I found a few others that were similar but didn't have a minimum output of 1.25 V.

 

I'll be testing it in ice water as soon as I can, and I will also take at least another 8 data points at different temperatures of water and use that to approximate my scaling equation.

For best results you should calibrate it in the bridge with the amp and voltage regulator so you compensate for all errors.

This is the correct LM317 right? http://www.digikey.com/product-detail/en/texas-instruments/LM317T/LM317T-ND/3701346

I found a few others that were similar but didn't have a minimum output of 1.25 V.

Yes, that's the correct device.
It also comes in smaller packages, which are fine, since it will dissipate very little power in your application.

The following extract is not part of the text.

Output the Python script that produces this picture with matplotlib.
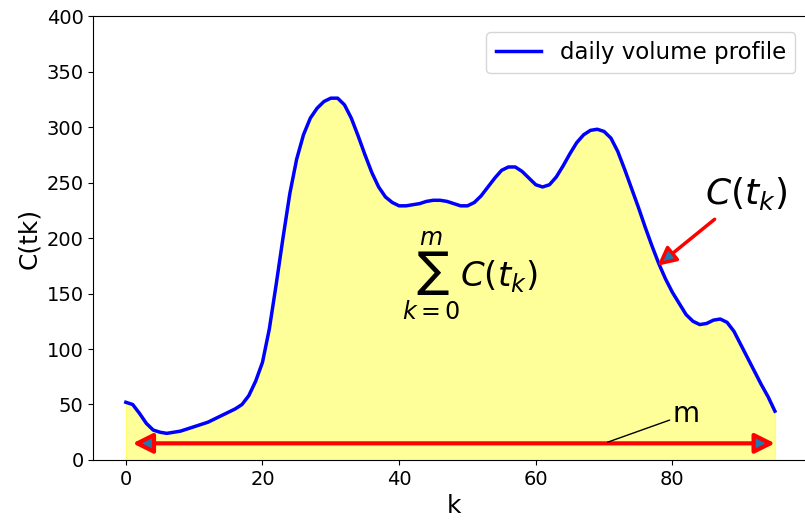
import numpy as np
import matplotlib.pyplot as plt

# daily volume profile, one value per interval k = 0..95
k = np.arange(96)
volume = [52, 50, 42, 33, 27, 25, 24, 25, 26, 28,
          30, 32, 34, 37, 40, 43, 46, 50, 58, 71,
          88, 118, 158, 200, 240, 271, 293, 308, 317, 323,
          326, 326, 320, 308, 292, 275, 259, 246, 237, 232,
          229, 229, 230, 231, 233, 234, 234, 233, 231, 229,
          229, 232, 238, 246, 254, 261, 264, 264, 260, 254,
          248, 246, 248, 255, 265, 276, 286, 293, 297, 298,
          296, 290, 278, 262, 245, 228, 210, 193, 177, 163,
          151, 141, 131, 125, 122, 123, 126, 127, 124, 116,
          104, 92, 80, 68, 57, 44]
x_ticks = [0, 20, 40, 60, 80]

arrow_y = 15

fig = plt.figure(figsize=(8.05, 5.26), dpi=100)
ax = fig.add_axes([0.116, 0.1255, 0.895, 0.844])

ax.plot(k, volume, color="blue", lw=2.5, solid_joinstyle="round",
        label="daily volume profile")
ax.fill_between(k, volume, color="yellow", alpha=0.4)

ax.set_ylim(0, 400)
ax.set_xlim(-4.75, 100.7)
ax.set_xticks(x_ticks)
ax.set_xlabel("k", fontsize=18)
ax.set_ylabel("C(tk)", fontsize=18)
ax.tick_params(labelsize=14)
ax.legend(loc="upper right", fontsize=16.5, bbox_to_anchor=(0.99, 0.99))

# span of the m intervals
ax.annotate("", xy=(1, arrow_y), xytext=(95, arrow_y),
            arrowprops=dict(arrowstyle="<|-|>", edgecolor="red",
                            facecolor="tab:blue", lw=3,
                            mutation_scale=30, shrinkA=0, shrinkB=0))
ax.annotate("m", xy=(70.5, arrow_y + 1), xytext=(80, 34), fontsize=20,
            arrowprops=dict(arrowstyle="-", color="black", lw=1,
                            shrinkA=0, shrinkB=0))

ax.annotate(r"$C(t_k)$", xy=(77.8, 175), xytext=(90.8, 240), fontsize=26,
            ha="center", va="center",
            arrowprops=dict(arrowstyle="-|>", edgecolor="red",
                            facecolor="tab:blue", lw=2.5,
                            mutation_scale=28, shrinkA=5, shrinkB=0))

ax.text(50.3, 166, r"$\sum_{k=0}^{m} C(t_k)$", fontsize=24.5,
        ha="center", va="center")

fig.savefig("out.png")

All 317 regulators go to 1.25V minimum voltage.

 

For best results you should calibrate it in the bridge with the amp and voltage regulator so you compensate for all errors.
Yes, that's the correct device.
It also comes in smaller packages, which are fine, since it will dissipate very little power in your application.

All 317 regulators go to 1.25V minimum voltage.

Alright, well I just ordered the amps and the regulators, I should be able to begin testing in a few days and I'll update then on my results! Thank you for your help!

 

I did some further thought on your problem and realized that you could actually get a higher output voltage from the bridge if you went to a unsymmetrical bridge with a 12V supply, by using much larger resistors in the top of the bridge to reduce the current and dissipation in the PT100 sensor.

The simulation of that is below.
I used 2kΩ resistors in the top of the bridge to keep the PT100 dissipation about the same as with the low voltage bridge with 100Ω resistors.
And, due to the higher impedance load for the PT100, it's output is now about 200mV at a simulated 100°C, double of the low voltage bridge.
This improves the signal to noise ratio and requires a lower amp gain for the same 2.4V output.

So, if you decide to use this latest circuit, I apologize that you bought some regulators you didn't need.